Sinatra’s ‘Angel Eyes’: The Heartbreaking Ballad That Still Stings Like 1958

Andy Frye

The clock strikes 2 AM. A half-empty glass sweats on the piano. Frank Sinatra’s voice cracks on the words “excuse me while I disappear” and suddenly, you’re not just hearing a song, you’re living it. This is Angel Eyes, the 1958 masterpiece that turns heartbreak into high art. Sixty years later, it remains the gold standard for musical misery.

Recorded during Sinatra’s post-Ava Gardner despair, Angel Eyes finds him at his most devastating. Nelson Riddle’s arrangement creeps like bar smoke; muted trumpets sighing, strings holding their breath. Listen closely at 1:42 when Frank’s voice nearly breaks on “drink up, all you people.” That’s not acting. That’s a man drowning in his own memories.

Frank Sinatra – Angel Eyes (2018 Stereo Remaster)

Modern listeners weep alongside those who heard it new saying “seeing the fedora tilt as he stumbles into the night”; fans admit it’s “one of the greatest songs ever.” The comments prove: true heartbreak never goes out of style.

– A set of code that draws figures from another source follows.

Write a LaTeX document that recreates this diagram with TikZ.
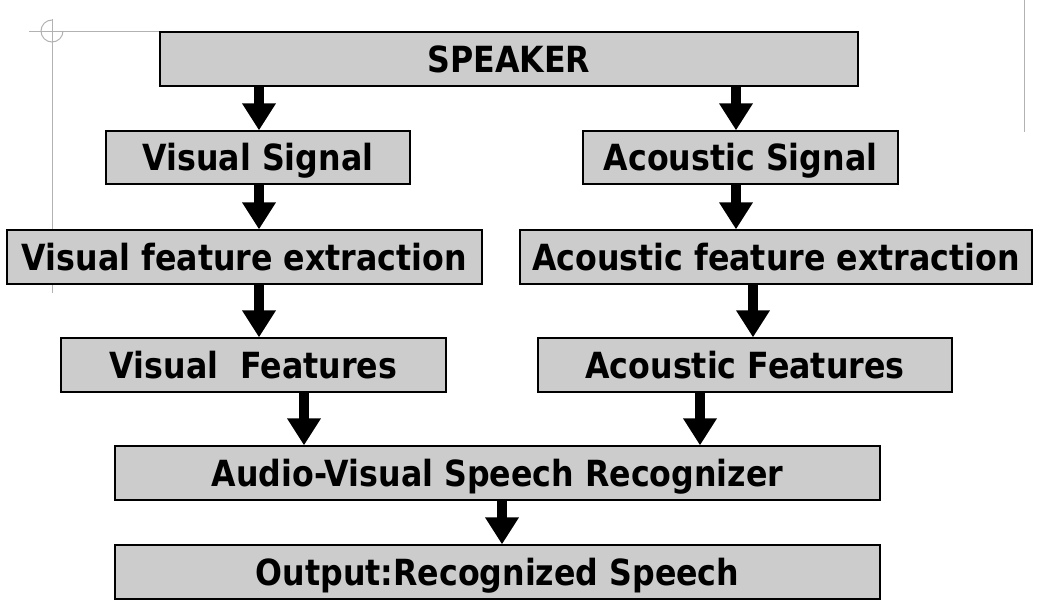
\documentclass[tikz,border=0pt]{standalone}
\usepackage{fontspec}
\newfontfamily\diagfont[FakeStretch=0.88]{DejaVu Sans}
\usetikzlibrary{arrows.meta}
\definecolor{boxgray}{RGB}{204,204,204}
\definecolor{markgray}{RGB}{178,178,178}
\begin{document}
\begin{tikzpicture}[x=1pt,y=-1pt,
  box/.style={draw=black, line width=1.3pt, fill=boxgray, inner sep=0pt,
    text height=26pt, text depth=0pt,
    font=\diagfont\bfseries\fontsize{36}{40}\selectfont, text=black},
  bigarrow/.style={line width=10pt, draw=black,
    -{Triangle[length=27pt, width=32pt]}},
  cropline/.style={draw=markgray, line width=1pt}
]
\useasboundingbox (0,0) rectangle (1044,613);
% page crop marks
\draw[cropline] (29,31) -- (240,31);
\draw[cropline] (52,19) -- (52,293);
\draw[cropline] (52,20) arc[start angle=270, end angle=0, radius=11];
\draw[cropline] (1024,0) -- (1024,132);
% boxes
\node[box, minimum width=698pt, minimum height=54pt] (speaker) at (509,59) {SPEAKER};
\node[box, minimum width=304pt, minimum height=53pt] (vsig) at (258,157.5) {Visual Signal};
\node[box, minimum width=315pt, minimum height=53pt] (asig) at (740.5,157.5) {Acoustic Signal};
\node[box, minimum width=475pt, minimum height=54pt] (vfe) at (244.5,257) {Visual feature extraction};
\node[box, minimum width=512pt, minimum height=54pt] (afe) at (776,257) {Acoustic feature extraction};
\node[box, minimum width=385pt, minimum height=54pt] (vf) at (253.5,365) {Visual\ \ Features};
\node[box, minimum width=414pt, minimum height=54pt] (af) at (745,365) {Acoustic Features};
\node[box, minimum width=765pt, minimum height=54pt] (avsr) at (497.5,473) {Audio-Visual Speech Recognizer};
\node[box, minimum width=765pt, minimum height=54pt] (out) at (497.5,572) {Output:Recognized Speech};
% arrows
\draw[bigarrow] (259,0 |- speaker.south) -- (259,0 |- vsig.north);
\draw[bigarrow] (736,0 |- speaker.south) -- (736,0 |- asig.north);
\draw[bigarrow] (259,0 |- vsig.south) -- (259,0 |- vfe.north);
\draw[bigarrow] (736,0 |- asig.south) -- (736,0 |- afe.north);
\draw[bigarrow] (259,0 |- vfe.south) -- (259,0 |- vf.north);
\draw[bigarrow] (753,0 |- afe.south) -- (753,0 |- af.north);
\draw[bigarrow] (304,0 |- vf.south) -- (304,0 |- avsr.north);
\draw[bigarrow] (700,0 |- af.south) -- (700,0 |- avsr.north);
\draw[bigarrow] (502,0 |- avsr.south) -- (502,0 |- out.north);
\end{tikzpicture}
\end{document}
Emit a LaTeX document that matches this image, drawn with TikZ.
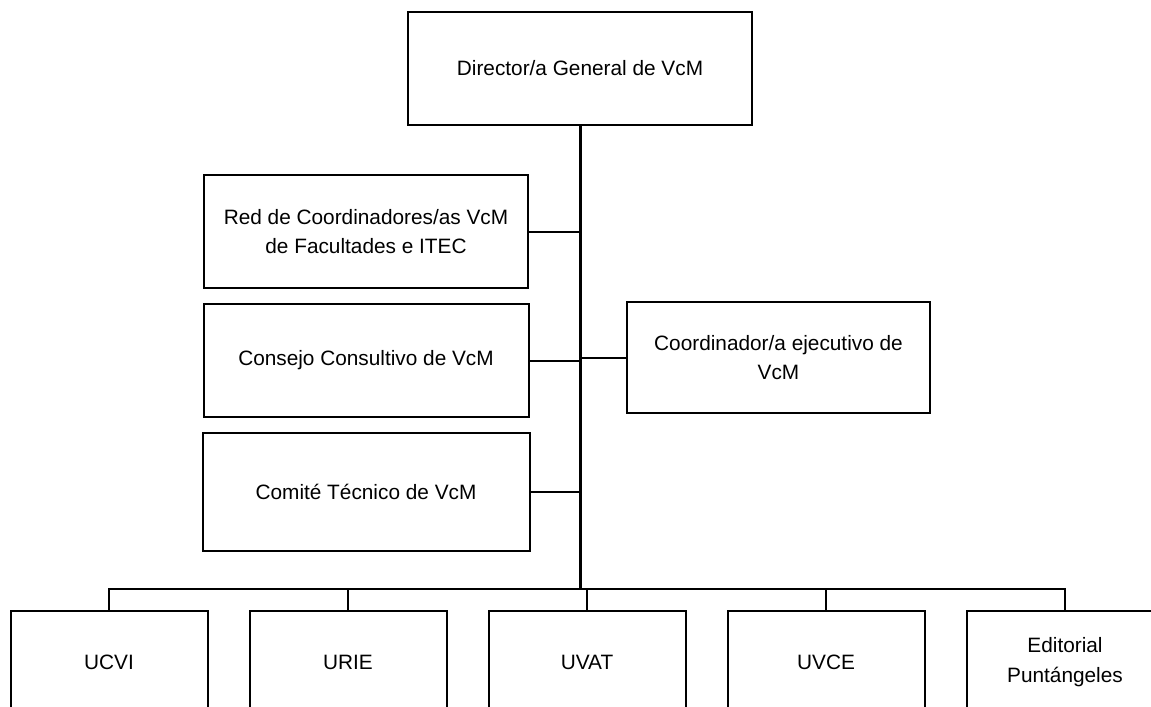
\documentclass[tikz,border=0pt]{standalone}
\usepackage{fontspec}
\setmainfont{Liberation Sans}
\usetikzlibrary{positioning}

\begin{document}
\begin{tikzpicture}[x=0.75pt,y=-0.75pt,line width=1.5pt,
  box/.style={draw,minimum height=84.75pt,align=center,font=\fontsize{15.6}{22}\selectfont},
  unit/.style={box,minimum width=147.75pt,minimum height=76.5pt}]

\useasboundingbox (0,0) rectangle (1151,706);
\clip (0,0) rectangle (1151,706);

\node[box,minimum width=258pt]    (dir) at (580,68.5) {Director/a General de VcM};
\node[box,minimum width=243pt]    (red) at (366,231.5) {Red de Coordinadores/as VcM\\de Facultades e ITEC};
\node[box,minimum width=243.75pt] (cons) [below=10.5pt of red] {Consejo Consultivo de VcM};
\node[box,minimum width=245.25pt,minimum height=88.5pt] (com) [below=10.5pt of cons] {Comit\'e T\'ecnico de VcM};
\node[box,minimum width=227.25pt,minimum height=83.25pt] (coord) at (778.5,357.5) {Coordinador/a ejecutivo de\\VcM};

\node[unit] (u1) at (109,662) {UCVI};
\node[unit] (u2) [right=30pt of u1] {URIE};
\node[unit] (u3) [right=30pt of u2] {UVAT};
\node[unit] (u4) [right=30pt of u3] {UVCE};
\node[unit] (u5) [right=30pt of u4] {Editorial\\Punt\'angeles};

\coordinate (j) at (580,589);

\draw[line width=2.25pt] (dir) -- (j);
\draw (red.east) -- (red.east -| j);
\draw (cons.east) -- (cons.east -| j);
\draw (com.east) -- (com.east -| j);
\draw (j |- coord.west) -- (coord.west);

\draw (j) -| (u1.north);
\draw (j) -| (u2.north);
\draw (j) -| (u3.north);
\draw (j) -| (u4.north);
\draw (j) -| (u5.north);
\end{tikzpicture}
\end{document}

Yet the same voice that wallows in Angel Eyes could flip to swagger in seconds. For proof, jump to 1966’s That’s Life – where the broken man becomes a comeback king, turning pain into power with a snap of his fingers.

Frank Sinatra – That’s Life 

Watch Sinatra transform before your eyes – from the slumped shoulders of Angel Eyes to this finger-snapping triumph. The crowd erupts as he growls “I’ve been a puppet, a pauper, a pirate” like a man who’s lived every word. This is Frank’s magic: he made both the fall and the recovery sound glorious.

Gen Z now discovers Sinatra through TikTok edits pairing Angel Eyes with cinematic heartbreak scenes. Meanwhile, @FrankSinatra’s official YouTube drops remastered gems weekly, proving that the Chairman’s appeal spans from vinyl collectors to teens who’ve just had their first real taste of love gone wrong.